The New Flesh was released as single on October 1, 2007 and became the first proper release from the band's eponymous album. The video for the song was shot in black and white and featured a number of children, including Ginger's own son Jake, dancing around to the track. The single didn't chart very well.
The band released Destroy All Monsters as their next single. The video had a heavy theme of violence and horror. It contained certain amounts of S & M.
On December 17th the band started a large venue tour of the UK, the first gig being that of Gingers birthday. The band played several Endless Nameless era songs, to great crowd reaction. The venues included a sold out show at London Astoria (which was given a 2 page 5K review in Kerrang! in January).
In early 2008 The Wildhearts announced that they would be releasing "Stop Us If You've Heard This One Before, Vol. 1" on May 19th - an all-covers album. Artists to be covered include The Icicle Works, Fugazi, Helmet, Lee Harvey Oswald Band, The Distillers, Descendents and The Georgia Satellites. Said frontman Ginger: "We've tried to stay as true to their songs as possible, obviously some of these songs are over 15 years old and have to be sped up a bit, or sound a bit different because obviously I'm not a girl in the case of The Distillers for instance! But we haven't tried to do a reggae version of a punk song or anything, we're keeping it fairly faithful to the music that inspired us."
Also, in a Teletext interview in February 2008, Ginger has stated that the album will first be available as a twelve-song download and then be made available as a physical fifteen-track album later, in the summer of 2008.
The band previewed tracks from this release on their myspace page www.myspace.com/thewildhearts.

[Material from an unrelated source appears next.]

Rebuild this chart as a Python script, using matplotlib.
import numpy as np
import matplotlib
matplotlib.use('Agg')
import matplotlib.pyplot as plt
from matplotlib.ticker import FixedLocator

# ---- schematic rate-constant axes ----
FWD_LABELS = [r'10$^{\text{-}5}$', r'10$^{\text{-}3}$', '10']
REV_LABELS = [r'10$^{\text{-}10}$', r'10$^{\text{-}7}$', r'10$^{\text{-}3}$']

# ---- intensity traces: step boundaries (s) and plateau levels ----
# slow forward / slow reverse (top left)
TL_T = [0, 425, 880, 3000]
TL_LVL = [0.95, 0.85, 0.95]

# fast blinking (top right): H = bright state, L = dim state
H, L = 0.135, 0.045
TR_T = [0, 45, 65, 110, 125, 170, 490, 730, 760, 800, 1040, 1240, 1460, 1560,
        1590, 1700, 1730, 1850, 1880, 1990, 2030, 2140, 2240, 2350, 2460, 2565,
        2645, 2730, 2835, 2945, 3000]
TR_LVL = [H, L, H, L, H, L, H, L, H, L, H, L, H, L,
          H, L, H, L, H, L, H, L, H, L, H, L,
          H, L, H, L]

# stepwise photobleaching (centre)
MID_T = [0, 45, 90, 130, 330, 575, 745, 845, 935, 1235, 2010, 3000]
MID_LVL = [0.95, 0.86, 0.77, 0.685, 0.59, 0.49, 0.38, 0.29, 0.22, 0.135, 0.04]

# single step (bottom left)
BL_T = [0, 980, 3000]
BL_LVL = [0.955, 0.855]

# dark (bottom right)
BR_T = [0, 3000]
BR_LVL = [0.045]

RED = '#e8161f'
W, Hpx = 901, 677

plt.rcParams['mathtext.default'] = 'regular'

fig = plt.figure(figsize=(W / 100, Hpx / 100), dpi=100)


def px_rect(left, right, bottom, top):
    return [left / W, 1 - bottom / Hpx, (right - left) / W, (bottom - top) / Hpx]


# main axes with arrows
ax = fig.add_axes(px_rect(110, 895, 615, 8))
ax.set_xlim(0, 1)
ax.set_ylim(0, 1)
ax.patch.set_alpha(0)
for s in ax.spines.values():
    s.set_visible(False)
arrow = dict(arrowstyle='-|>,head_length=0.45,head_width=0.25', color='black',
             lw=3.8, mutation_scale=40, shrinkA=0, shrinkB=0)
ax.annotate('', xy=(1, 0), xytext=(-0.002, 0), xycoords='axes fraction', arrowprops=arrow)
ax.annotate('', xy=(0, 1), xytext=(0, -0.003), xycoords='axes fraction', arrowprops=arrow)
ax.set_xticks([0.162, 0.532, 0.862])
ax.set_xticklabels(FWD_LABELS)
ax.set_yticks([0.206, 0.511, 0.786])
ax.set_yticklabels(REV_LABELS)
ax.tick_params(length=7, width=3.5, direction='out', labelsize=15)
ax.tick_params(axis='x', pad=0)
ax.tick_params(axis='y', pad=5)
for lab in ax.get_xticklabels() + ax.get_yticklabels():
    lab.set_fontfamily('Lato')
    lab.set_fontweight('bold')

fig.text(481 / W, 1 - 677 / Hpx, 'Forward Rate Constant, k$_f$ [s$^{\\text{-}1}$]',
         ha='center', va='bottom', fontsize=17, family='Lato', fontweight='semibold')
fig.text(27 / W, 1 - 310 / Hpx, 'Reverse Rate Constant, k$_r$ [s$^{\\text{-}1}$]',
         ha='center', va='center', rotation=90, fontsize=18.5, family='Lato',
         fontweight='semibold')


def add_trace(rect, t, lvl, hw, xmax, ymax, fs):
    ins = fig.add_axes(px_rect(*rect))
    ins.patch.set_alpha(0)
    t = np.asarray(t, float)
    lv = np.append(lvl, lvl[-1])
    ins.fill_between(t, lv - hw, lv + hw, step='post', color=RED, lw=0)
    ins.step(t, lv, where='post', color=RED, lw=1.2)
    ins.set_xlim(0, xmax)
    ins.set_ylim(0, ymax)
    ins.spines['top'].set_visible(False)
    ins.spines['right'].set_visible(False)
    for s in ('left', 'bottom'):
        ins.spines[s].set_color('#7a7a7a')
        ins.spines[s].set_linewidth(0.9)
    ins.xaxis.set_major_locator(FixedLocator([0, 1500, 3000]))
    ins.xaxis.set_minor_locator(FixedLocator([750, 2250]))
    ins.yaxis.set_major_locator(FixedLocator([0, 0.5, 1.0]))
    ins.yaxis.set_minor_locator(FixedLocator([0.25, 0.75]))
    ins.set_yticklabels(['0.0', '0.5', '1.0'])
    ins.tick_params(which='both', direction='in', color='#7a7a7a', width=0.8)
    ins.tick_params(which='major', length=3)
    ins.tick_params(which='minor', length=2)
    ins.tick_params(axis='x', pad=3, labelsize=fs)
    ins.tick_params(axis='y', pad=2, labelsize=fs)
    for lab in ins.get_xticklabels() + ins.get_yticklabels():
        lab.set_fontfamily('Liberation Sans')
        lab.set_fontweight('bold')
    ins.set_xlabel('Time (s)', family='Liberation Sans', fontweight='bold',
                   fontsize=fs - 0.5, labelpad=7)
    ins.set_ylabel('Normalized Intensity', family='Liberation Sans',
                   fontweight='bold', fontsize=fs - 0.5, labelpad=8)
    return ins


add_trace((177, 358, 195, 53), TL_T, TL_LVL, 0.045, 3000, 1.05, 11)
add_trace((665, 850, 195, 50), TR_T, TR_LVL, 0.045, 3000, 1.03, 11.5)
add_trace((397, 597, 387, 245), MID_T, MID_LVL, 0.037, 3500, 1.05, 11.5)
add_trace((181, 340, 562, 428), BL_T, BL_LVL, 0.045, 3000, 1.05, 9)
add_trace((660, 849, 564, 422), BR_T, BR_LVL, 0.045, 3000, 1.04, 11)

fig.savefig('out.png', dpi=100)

The Wildhearts announced their busiest festival season in over a decade including a long awaited return to Donington Park. The band were confirmed for the Download Festival by Live Nation on April 29th, which would be only the second time the band have played Donington (the first a second stage headline performance in 1994). Other festivals confirmed include a Headline performance at the Bulldog Bash on August 9th, Summerbreeze festival in Germany (August 14th), Metal Rock Fest in Norway (August 15th) & Hard Rock Hell II on December 6th.
Ginger also announced during a solo tour in February that The Wildhearts would be doing a special one off show in London to celebrate the 15 year anniversary of the classic 'Earth vs' album. The event took place at London's Shepherd Bush Empire on 20th September 2008 and was a resounding success, with the venue completely sold-out and the entire show filmed for a (possible) DVD release sometime in the future.
The band are schedule to commence a UK tour in December, following a small number of European dates in October and a gig in Japan in November.